If you have ever visited the exclusive enclaves of the mega-rich (Palm Beach, Beverly Hills, the Hamptons), then this quickie might seem less like a commentary on social class and ethnic profiling and more like a documentary. Open House 1-4 efficiently makes its point in less than 10 minutes. Yet while the proceedings are entertainingly loopy, this short film thinks it’s more profound than it actually is.
The job of selling a beautiful, gleaming, suburban Naples, Florida, McMansion falls to an unnamed realtor (Tanya Christiansen). The realtor certainly paints a picture of suburban real estate perfection, possessing the blonde, kewpie doll look of Kristen Chenoweth, and the sunshiney-ness of a young Goldie Hawn.
So attuned to her product is this realtor that when interested buyers arrive at the open house, she is hosting, she immediately sizes them up by scanning the potential marks from head to toe for indications of wealth.
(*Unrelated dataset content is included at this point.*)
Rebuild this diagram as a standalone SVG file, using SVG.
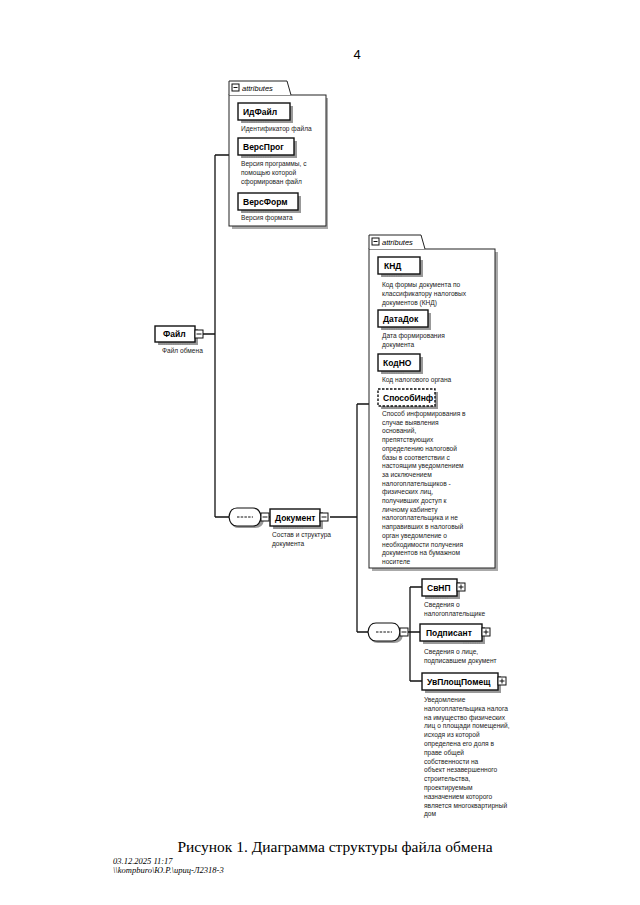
<svg xmlns="http://www.w3.org/2000/svg" width="640" height="905" viewBox="0 0 640 905">
<style>
.bg{fill:#fff}
.node{fill:#fff;stroke:#111;stroke-width:1.4}
.opt{fill:#fff;stroke:#111;stroke-width:1.4;stroke-dasharray:2.5,1.5}
.sh{fill:#999}
.lbl{font-family:"Liberation Sans",Arial,sans-serif;font-size:8.5px;font-weight:bold;fill:#000}
.desc{font-family:"Liberation Sans",Arial,sans-serif;font-size:6.6px;fill:#222}
.tab{font-family:"Liberation Sans",Arial,sans-serif;font-size:7.5px;font-style:italic;fill:#000}
.ln{fill:none;stroke:#111;stroke-width:1.3}
.pm{fill:#fff;stroke:#111;stroke-width:1}
.bar{stroke:#888;stroke-width:1.2;stroke-dasharray:1.5,0.8}
</style>
<defs>
<g id="minus"><rect class="pm" x="0" y="-4" width="8" height="8"/><line x1="1.5" y1="0" x2="6.5" y2="0" stroke="#111" stroke-width="1"/></g>
<g id="plus"><rect class="pm" x="0" y="-4" width="8" height="8"/><line x1="1.5" y1="0" x2="6.5" y2="0" stroke="#111" stroke-width="1"/><line x1="4" y1="-2.5" x2="4" y2="2.5" stroke="#111" stroke-width="1"/></g>
<g id="seq">
<path d="M10,-6 H26 Q34,-6 35,3 Q34,11 26,11 H10 Q2,11 3,3 Q2,-6 10,-6 Z" class="sh"/>
<path d="M8,-9 H24 Q31,-9 32,0 Q31,9 24,9 H8 Q1,9 0,0 Q1,-9 8,-9 Z" fill="#fff" stroke="#111" stroke-width="1.2"/>
<line x1="8" y1="0" x2="24" y2="0" stroke="#111" stroke-width="1" stroke-dasharray="2.5,1.2"/>
</g>
</defs>
<rect class="bg" x="0" y="0" width="640" height="905"/>

<text x="357" y="59" font-family="Liberation Sans,Arial,sans-serif" font-size="13" text-anchor="middle" fill="#000">4</text>

<g id="connectors">
<path class="ln" d="M203,334 H215 M215,155 V517 M215,155 H229 M215,517 H229"/>
<path class="ln" d="M268,517 H270 M330,517 H357 M357,404 V632 M357,404 H369 M357,632 H368"/>
<path class="ln" d="M406,632 H410 M410,587 V681 M410,587 H422 M410,632 H420 M410,681 H422"/>
</g>

<g id="attrs1">
<rect x="232" y="98" width="96" height="131" fill="#aaa"/>
<rect x="229" y="95" width="97" height="131" fill="#fff" stroke="#222" stroke-width="1"/>
<path d="M229,95 V81 H287 L291,95" fill="#fff" stroke="#222" stroke-width="1"/>
<rect class="pm" x="232" y="84" width="7" height="7"/><line x1="233.5" y1="87.5" x2="237.5" y2="87.5" stroke="#111"/>
<text class="tab" x="242" y="91">attributes</text>
</g>
<g id="IdFile">
<rect class="sh" x="241" y="106" width="52" height="17"/>
<rect class="node" x="238" y="103" width="52" height="17"/>
<text class="lbl" x="243" y="115">ИдФайл</text>
<line class="bar" x1="242" y1="122" x2="270" y2="122"/>
<text class="desc" x="241" y="131">Идентификатор файла</text>
</g>
<g id="VersProg">
<rect class="sh" x="241" y="141" width="56" height="17"/>
<rect class="node" x="238" y="138" width="56" height="17"/>
<text class="lbl" x="243" y="150">ВерсПрог</text>
<line class="bar" x1="242" y1="157" x2="272" y2="157"/>
<text class="desc" x="241" y="166">Версия программы, с</text>
<text class="desc" x="241" y="175">помощью которой</text>
<text class="desc" x="241" y="184">сформирован файл</text>
</g>
<g id="VersForm">
<rect class="sh" x="241" y="196" width="60" height="17"/>
<rect class="node" x="238" y="193" width="60" height="17"/>
<text class="lbl" x="243" y="205">ВерсФорм</text>
<line class="bar" x1="242" y1="212" x2="274" y2="212"/>
<text class="desc" x="241" y="220">Версия формата</text>
</g>

<g id="File">
<rect class="sh" x="158" y="329" width="40" height="16"/>
<rect class="node" x="155" y="326" width="40" height="16"/>
<text class="lbl" x="163" y="337">Файл</text>
<use href="#minus" x="195" y="334"/>
<line class="bar" x1="159" y1="344" x2="190" y2="344"/>
<text class="desc" x="162" y="353">Файл обмена</text>
</g>

<g id="seq1">
<use href="#seq" x="229" y="517"/>
<use href="#minus" x="261" y="517"/>
</g>

<g id="Document">
<rect class="sh" x="273" y="512" width="50" height="17"/>
<rect class="node" x="270" y="509" width="50" height="17"/>
<text class="lbl" x="275" y="521">Документ</text>
<use href="#minus" x="320" y="517"/>
<line class="bar" x1="274" y1="528" x2="304" y2="528"/>
<text class="desc" x="272" y="537">Состав и структура</text>
<text class="desc" x="272" y="546">документа</text>
</g>

<g id="attrs2">
<rect x="372" y="252" width="126" height="319" fill="#aaa"/>
<rect x="369" y="249" width="126" height="319" fill="#fff" stroke="#222" stroke-width="1"/>
<path d="M369,249 V235 H421 L425,249" fill="#fff" stroke="#222" stroke-width="1"/>
<rect class="pm" x="372" y="238" width="7" height="7"/><line x1="373.5" y1="241.5" x2="377.5" y2="241.5" stroke="#111"/>
<text class="tab" x="382" y="245">attributes</text>
</g>
<g id="KND">
<rect class="sh" x="381" y="260" width="42" height="17"/>
<rect class="node" x="378" y="257" width="42" height="17"/>
<text class="lbl" x="384" y="269">КНД</text>
<line class="bar" x1="382" y1="276" x2="402" y2="276"/>
<text class="desc" x="382" y="287">Код формы документа по</text>
<text class="desc" x="382" y="296">классификатору налоговых</text>
<text class="desc" x="382" y="305">документов (КНД)</text>
</g>
<g id="DataDok">
<rect class="sh" x="381" y="313" width="50" height="17"/>
<rect class="node" x="378" y="310" width="50" height="17"/>
<text class="lbl" x="383" y="322">ДатаДок</text>
<line class="bar" x1="382" y1="329" x2="410" y2="329"/>
<text class="desc" x="382" y="338">Дата формирования</text>
<text class="desc" x="382" y="347">документа</text>
</g>
<g id="KodNO">
<rect class="sh" x="381" y="357" width="42" height="17"/>
<rect class="node" x="378" y="354" width="42" height="17"/>
<text class="lbl" x="383" y="366">КодНО</text>
<line class="bar" x1="382" y1="373" x2="404" y2="373"/>
<text class="desc" x="382" y="382">Код налогового органа</text>
</g>
<g id="SposobInf">
<rect class="sh" x="381" y="392" width="57" height="17"/>
<rect class="opt" x="378" y="389" width="57" height="17"/>
<text class="lbl" x="383" y="401">СпособИнф</text>
<line class="bar" x1="382" y1="408" x2="425" y2="408"/>
<text class="desc" x="382" y="416">Способ информирования в</text>
<text class="desc" x="382" y="424.7">случае выявления</text>
<text class="desc" x="382" y="433.4">оснований,</text>
<text class="desc" x="382" y="442.1">препятствующих</text>
<text class="desc" x="382" y="450.8">определению налоговой</text>
<text class="desc" x="382" y="459.5">базы в соответствии с</text>
<text class="desc" x="382" y="468.2">настоящим уведомлением</text>
<text class="desc" x="382" y="476.9">за исключением</text>
<text class="desc" x="382" y="485.6">налогоплательщиков -</text>
<text class="desc" x="382" y="494.3">физических лиц,</text>
<text class="desc" x="382" y="503">получивших доступ к</text>
<text class="desc" x="382" y="511.7">личному кабинету</text>
<text class="desc" x="382" y="520.4">налогоплательщика и не</text>
<text class="desc" x="382" y="529.1">направивших в налоговый</text>
<text class="desc" x="382" y="537.8">орган уведомление о</text>
<text class="desc" x="382" y="546.5">необходимости получения</text>
<text class="desc" x="382" y="555.2">документов на бумажном</text>
<text class="desc" x="382" y="563.9">носителе</text>
</g>

<g id="seq2">
<use href="#seq" x="368" y="632"/>
<use href="#minus" x="400" y="632"/>
</g>

<g id="SvNP">
<rect class="sh" x="425" y="582" width="35" height="17"/>
<rect class="node" x="422" y="579" width="35" height="17"/>
<text class="lbl" x="427" y="591">СвНП</text>
<use href="#plus" x="457" y="587"/>
<line class="bar" x1="426" y1="598" x2="448" y2="598"/>
<text class="desc" x="424" y="607">Сведения о</text>
<text class="desc" x="424" y="615.5">налогоплательщике</text>
</g>
<g id="Podpisant">
<rect class="sh" x="423" y="627" width="62" height="17"/>
<rect class="node" x="420" y="624" width="62" height="17"/>
<text class="lbl" x="426" y="636">Подписант</text>
<use href="#plus" x="482" y="632"/>
<line class="bar" x1="463" y1="643" x2="480" y2="643"/>
<text class="desc" x="424" y="654">Сведения о лице,</text>
<text class="desc" x="424" y="662.5">подписавшем документ</text>
</g>
<g id="UvPlosh">
<rect class="sh" x="425" y="676" width="76" height="17"/>
<rect class="node" x="422" y="673" width="76" height="17"/>
<text class="lbl" x="427" y="685">УвПлощПомещ</text>
<use href="#plus" x="498" y="681"/>
<text class="desc" x="424" y="702">Уведомление</text>
<text class="desc" x="424" y="710.8">налогоплательщика налога</text>
<text class="desc" x="424" y="719.6">на имущество физических</text>
<text class="desc" x="424" y="728.4">лиц о площади помещений,</text>
<text class="desc" x="424" y="737.2">исходя из которой</text>
<text class="desc" x="424" y="746">определена его доля в</text>
<text class="desc" x="424" y="754.8">праве общей</text>
<text class="desc" x="424" y="763.6">собственности на</text>
<text class="desc" x="424" y="772.4">объект незавершенного</text>
<text class="desc" x="424" y="781.2">строительства,</text>
<text class="desc" x="424" y="790">проектируемым</text>
<text class="desc" x="424" y="798.8">назначением которого</text>
<text class="desc" x="424" y="807.6">является многоквартирный</text>
<text class="desc" x="424" y="816.4">дом</text>
</g>

<text x="335" y="852" font-family="Liberation Serif,serif" font-size="15.5" text-anchor="middle" fill="#000">Рисунок 1. Диаграмма структуры файла обмена</text>
<text x="113" y="864" font-family="Liberation Serif,serif" font-size="8.5" font-style="italic" fill="#000">03.12.2025 11:17</text>
<text x="113" y="873" font-family="Liberation Serif,serif" font-size="8.5" font-style="italic" fill="#000">\\kompburo\Ю.Р.\ириц-Л2318-3</text>
</svg>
No way is this woman going to waste her time trying to sell a house to some unworthy schlub whom she knows cannot afford it.
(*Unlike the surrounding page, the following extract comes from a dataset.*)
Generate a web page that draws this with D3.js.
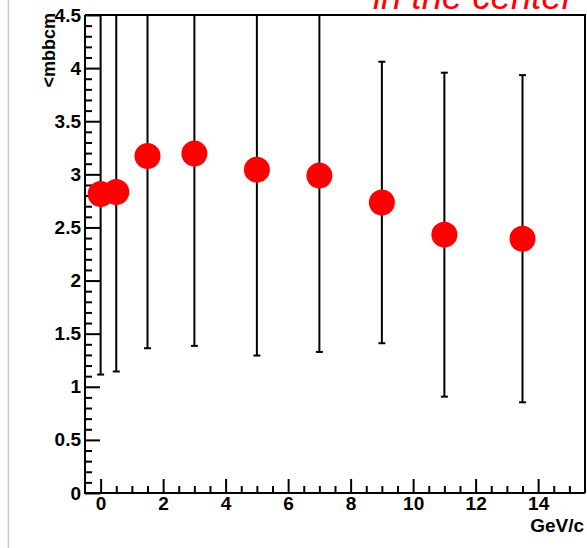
<!DOCTYPE html>
<html>
<head>
<meta charset="utf-8">
<script src="https://cdn.jsdelivr.net/npm/d3@7"></script>
<style>
  html, body { margin: 0; padding: 0; background: #fff; }
  svg { display: block; }
  .tick text { font-family: "Liberation Sans", Arial, Helvetica, sans-serif; font-weight: bold; }
</style>
</head>
<body>
<svg id="chart" width="587" height="548"></svg>
<script>
// pT bin centres (GeV/c), mean values and symmetric errors
const ptValues   = [0, 0.5, 1.5, 3, 5, 7, 9, 11, 13.5];
const meanValues = [2.815, 2.834, 3.173, 3.195, 3.044, 2.988, 2.735, 2.432, 2.394];
const errValues  = [1.70, 1.69, 1.81, 1.81, 1.75, 1.66, 1.325, 1.525, 1.54];

const xMajorTicks = [0, 2, 4, 6, 8, 10, 12, 14];
const yMajorTicks = [0, 0.5, 1, 1.5, 2, 2.5, 3, 3.5, 4, 4.5];
const xTitle = "GeV/c";
const yTitle = "<mbbcm";
const caption = "in the center";

const svg = d3.select("#chart");
const W = 587, H = 548;
const plot = { left: 85, right: 585, top: 15, bottom: 493 };

const x = d3.scaleLinear().domain([-0.5, 15.5]).range([plot.left, plot.right]);
const y = d3.scaleLinear().domain([0, 4.5]).range([plot.bottom, plot.top]);

// pad border on the left
svg.append("line")
  .attr("x1", 8.5).attr("x2", 8.5).attr("y1", 0).attr("y2", H)
  .attr("stroke", "#c8c8c8").attr("stroke-width", 1.5);

// caption, partly outside the canvas at the top
svg.append("text")
  .attr("x", 373).attr("y", 9)
  .attr("font-family", "Liberation Sans, Arial, Helvetica, sans-serif")
  .attr("font-style", "italic")
  .attr("font-size", 36.5)
  .attr("fill", "#ff0000")
  .text(caption);

svg.append("defs").append("clipPath").attr("id", "plotclip")
  .append("rect")
  .attr("x", plot.left).attr("y", plot.top)
  .attr("width", plot.right - plot.left).attr("height", plot.bottom - plot.top);

// frame: top and right edges
svg.append("path")
  .attr("d", `M${plot.left},${plot.top}H${plot.right}V${plot.bottom}`)
  .attr("fill", "none").attr("stroke", "#000").attr("stroke-width", 2);

// minor ticks
const xMinor = d3.range(0, 15.01, 0.5).filter(v => xMajorTicks.indexOf(v) < 0);
const yMinor = d3.range(0, 4.501, 0.1).map(v => +v.toFixed(1)).filter(v => yMajorTicks.indexOf(v) < 0);

svg.append("g")
  .attr("transform", `translate(0,${plot.bottom})`)
  .call(d3.axisTop(x).tickValues(xMinor).tickSize(7).tickFormat(""))
  .call(g => g.select(".domain").remove())
  .call(g => g.selectAll("line").attr("stroke-width", 2));

svg.append("g")
  .attr("transform", `translate(${plot.left},0)`)
  .call(d3.axisRight(y).tickValues(yMinor).tickSize(7).tickFormat(""))
  .call(g => g.select(".domain").remove())
  .call(g => g.selectAll("line").attr("stroke-width", 2));

// major ticks with labels
const xAxis = svg.append("g")
  .attr("transform", `translate(0,${plot.bottom})`)
  .call(d3.axisBottom(x).tickValues(xMajorTicks).tickSize(0).tickPadding(4).tickFormat(d3.format("d")));
xAxis.select(".domain").remove();
xAxis.selectAll("text").attr("font-size", 19).attr("fill", "#000");
svg.append("g")
  .attr("transform", `translate(0,${plot.bottom})`)
  .call(d3.axisTop(x).tickValues(xMajorTicks).tickSize(14).tickFormat(""))
  .call(g => g.select(".domain").remove())
  .call(g => g.selectAll("line").attr("stroke-width", 2));

const yAxis = svg.append("g")
  .attr("transform", `translate(${plot.left},0)`)
  .call(d3.axisLeft(y).tickValues(yMajorTicks).tickSize(0).tickPadding(4).tickFormat(d => d3.format("")(d)));
yAxis.select(".domain").remove();
yAxis.selectAll("text").attr("font-size", 19).attr("fill", "#000");
svg.append("g")
  .attr("transform", `translate(${plot.left},0)`)
  .call(d3.axisRight(y).tickValues(yMajorTicks).tickSize(15).tickFormat(""))
  .call(g => g.select(".domain").remove())
  .call(g => g.selectAll("line").attr("stroke-width", 2));

// axis lines
svg.append("path")
  .attr("d", `M${plot.left},${plot.top}V${plot.bottom}H${plot.right}`)
  .attr("fill", "none").attr("stroke", "#000").attr("stroke-width", 2);

// axis titles
svg.append("text")
  .attr("x", 584).attr("y", 532)
  .attr("text-anchor", "end")
  .attr("font-family", "Liberation Sans, Arial, Helvetica, sans-serif")
  .attr("font-weight", "bold").attr("font-size", 19)
  .text(xTitle);

svg.append("text")
  .attr("transform", "translate(55,13) rotate(-90)")
  .attr("text-anchor", "end")
  .attr("font-family", "Liberation Sans, Arial, Helvetica, sans-serif")
  .attr("font-weight", "bold").attr("font-size", 18)
  .text(yTitle);

// data: error bars then markers
const data = ptValues.map((p, i) => ({ p, m: meanValues[i], e: errValues[i] }));
const marks = svg.append("g").attr("clip-path", "url(#plotclip)");

marks.selectAll("line.err").data(data).enter().append("line")
  .attr("class", "err")
  .attr("x1", d => x(d.p)).attr("x2", d => x(d.p))
  .attr("y1", d => y(d.m - d.e)).attr("y2", d => y(d.m + d.e))
  .attr("stroke", "#000").attr("stroke-width", 2);

[-1, 1].forEach(s => {
  marks.selectAll(null).data(data).enter().append("line")
    .attr("x1", d => x(d.p) - 3.5).attr("x2", d => x(d.p) + 3.5)
    .attr("y1", d => y(d.m + s * d.e)).attr("y2", d => y(d.m + s * d.e))
    .attr("stroke", "#000").attr("stroke-width", 2);
});

marks.selectAll("circle").data(data).enter().append("circle")
  .attr("cx", d => x(d.p)).attr("cy", d => y(d.m))
  .attr("r", 13)
  .attr("fill", "#ff0000");
</script>
</body>
</html>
“…the realtor hurries to the front door and tries her darndest to politely shoo the obviously unqualified undesirables away.”
Luckily, the folks who stop by the open house are, for the most part, worthy of the realtor’s pitch. For the white, affluent, senior couples that show up to the open house, she graciously and exuberantly presents the grand tour and emphasizes all the luxe accouterments of the home, like the Legno Bastone flooring and John Richards chandeliers.
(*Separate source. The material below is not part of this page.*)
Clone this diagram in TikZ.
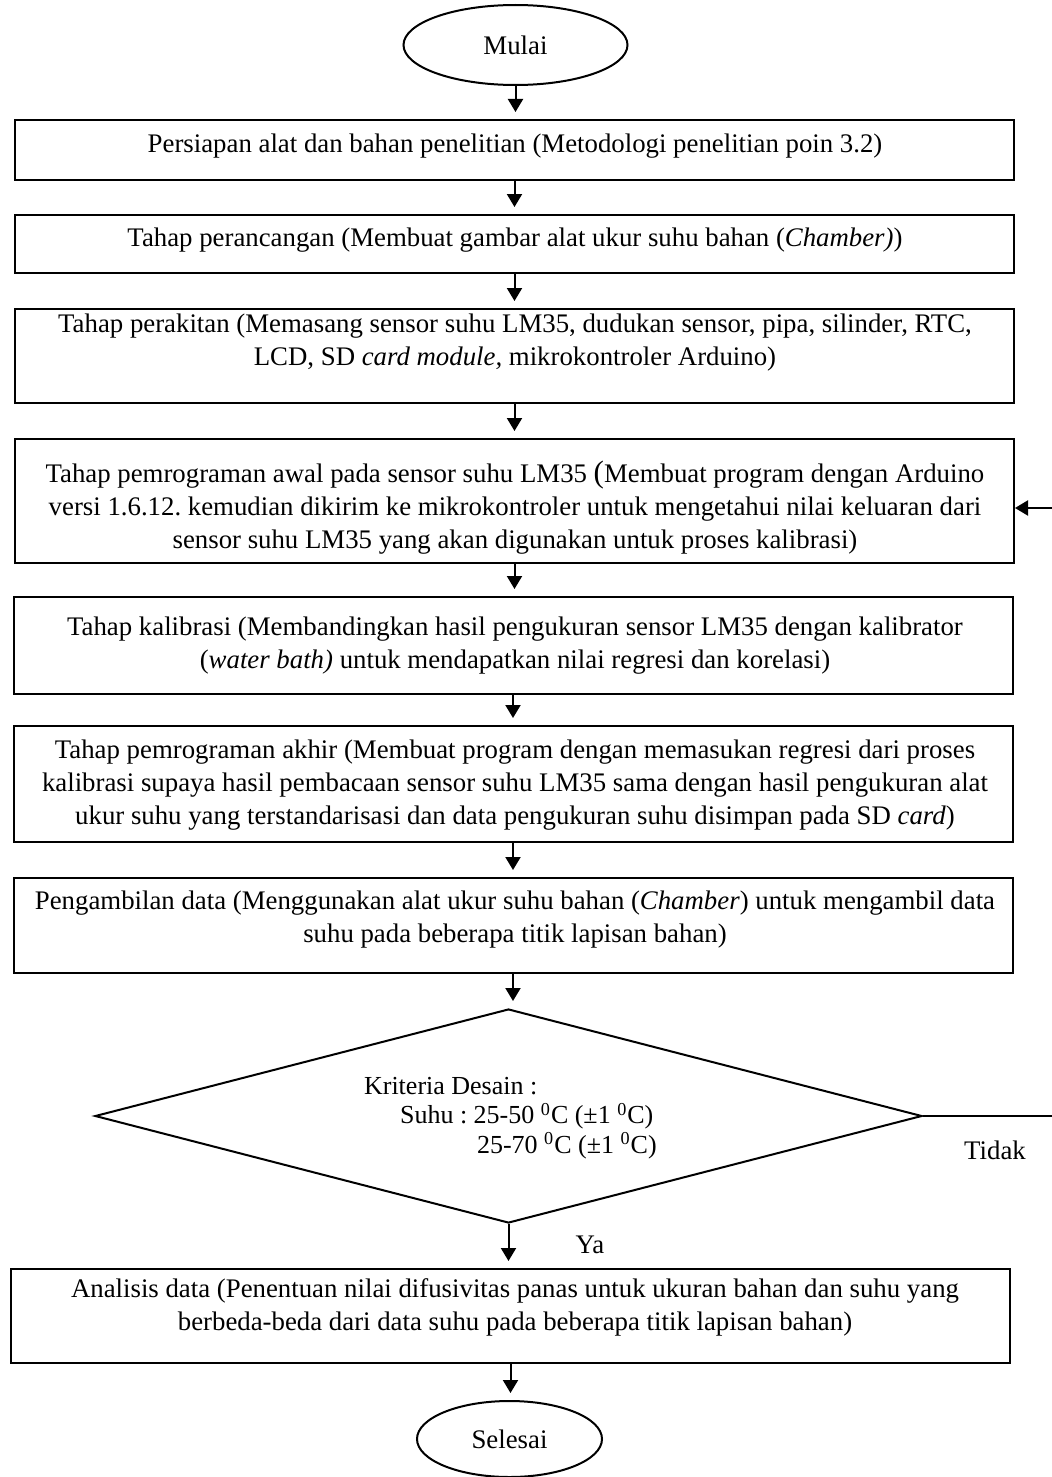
\documentclass[tikz,border=0pt]{standalone}
\usepackage{fontspec}
\setmainfont{Liberation Serif}
\usetikzlibrary{shapes.geometric,arrows.meta}
\frenchspacing

\begin{document}
\begin{tikzpicture}[x=0.5pt,y=-0.5pt,
  box/.style={draw, line width=1pt, rectangle, minimum width=499.5pt, inner sep=0pt},
  term/.style={draw, line width=1pt, ellipse, inner sep=0pt},
  txt/.style={align=center, font=\fontsize{13.4}{16.5}\selectfont},
  arr/.style={-{Triangle[length=6.5pt,width=7.5pt]}, line width=1pt, shorten >=3.5pt}]
\useasboundingbox (0,0) rectangle (1052,1477);

\node[term, minimum width=112pt, minimum height=40pt] (mulai) at (515.5,45) {};
\node[txt] (tmulai) at (515.5,45) {Mulai};

\node[box, minimum height=30pt] (b1) at (514.5,150) {};
\node[txt] (t1) at (515,146) {Persiapan alat dan bahan penelitian (Metodologi penelitian poin 3.2)};

\node[box, minimum height=29pt] (b2) at (514.5,244) {};
\node[txt] (t2) at (515,240) {Tahap perancangan (Membuat gambar alat ukur suhu bahan (\textit{Chamber)})};

\node[box, minimum height=47pt] (b3) at (514.5,356) {};
\node[txt] (t3) at (515,343) {Tahap perakitan (Memasang sensor suhu LM35, dudukan sensor, pipa, silinder, RTC,\\
  LCD, SD \textit{card module,} mikrokontroler Arduino)};

\node[box, minimum height=62pt] (b4) at (514.5,501) {};
\node[txt] (t4) at (515,508) {Tahap pemrograman awal pada sensor suhu LM35 {\fontsize{15.5}{16}\selectfont(}Membuat program dengan Arduino\\
  versi 1.6.12. kemudian dikirim ke mikrokontroler untuk mengetahui nilai keluaran dari\\
  sensor suhu LM35 yang akan digunakan untuk proses kalibrasi)};

\node[box, minimum height=48.5pt] (b5) at (513,645.5) {};
\node[txt] (t5) at (515,646) {Tahap kalibrasi (Membandingkan hasil pengukuran sensor LM35 dengan kalibrator\\
  (\textit{water bath)} untuk mendapatkan nilai regresi dan korelasi)};

\node[box, minimum height=58pt] (b6) at (513,784) {};
\node[txt] (t6) at (515,785) {Tahap pemrograman akhir (Membuat program dengan memasukan regresi dari proses\\
  kalibrasi supaya hasil pembacaan sensor suhu LM35 sama dengan hasil pengukuran alat\\
  ukur suhu yang terstandarisasi dan data pengukuran suhu disimpan pada SD \textit{card})};

\node[box, minimum height=47.5pt] (b7) at (513,925.5) {};
\node[txt] (t7) at (515,920) {Pengambilan data (Menggunakan alat ukur suhu bahan (\textit{Chamber}) untuk mengambil data\\
  suhu pada beberapa titik lapisan bahan)};

\node[draw, line width=1pt, diamond, inner sep=0pt, minimum width=413.5pt, minimum height=107pt] (dia) at (508.5,1116) {};
\node[align=left, anchor=west, font=\fontsize{13}{14.75}\selectfont] (tdia) at (357,1118)
  {Kriteria Desain :\\
   \hspace*{18pt}Suhu : 25-50 \textsuperscript{0}C (±1 \textsuperscript{0}C)\\
   \hspace*{56.5pt}25-70 \textsuperscript{0}C (±1 \textsuperscript{0}C)};

\node[box, minimum height=47pt] (b8) at (510.5,1316) {};
\node[txt] (t8) at (515,1307) {Analisis data (Penentuan nilai difusivitas panas untuk ukuran bahan dan suhu yang\\
  berbeda-beda dari data suhu pada beberapa titik lapisan bahan)};

\node[term, minimum width=92.5pt, minimum height=38pt] (selesai) at (509.5,1439) {};
\node[txt] (tselesai) at (509.5,1439) {Selesai};

\foreach \a/\b in {mulai/b1, b1/b2, b2/b3, b3/b4, b4/b5, b5/b6, b6/b7, b7/dia, dia/b8, b8/selesai}
    \draw[arr] (\a) -- (\a |- \b.north);

\node[txt] (ya) at (590,1245) {Ya};
\node[txt] (tidak) at (995,1150) {Tidak};

\coordinate (fb1) at (1054,1116);
\coordinate (fb2) at (1054,508);
\draw[arr, shorten >=0pt] (dia.east) -- (fb1) -- (fb2) -- (fb2 -| b4.east);
\end{tikzpicture}
\end{document}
Eventually, however, the unthinkable happens: a pair of Cubanos (Chellie Garcia and Mauricio Bermudez) roll up to the front of the house, Latin music blaring from their hubcap-less sedan. This will not do. While a waspy husband and wife (J.J. Crowne and Donna Rae Allen) wait upstairs, the realtor hurries to the front door and tries her darndest to politely shoo the obviously unqualified undesirables away.
I won’t go into much more detail because the movie does have some fun twists and turns that are best left discovered by the audience. Suffice it to say that the remainder of the story involves a pair of thieves working the area open houses, mistaken identities, and the gradual unraveling of our dear realtor’s sanity.
"…efficiently makes its point in less than 10 minutes."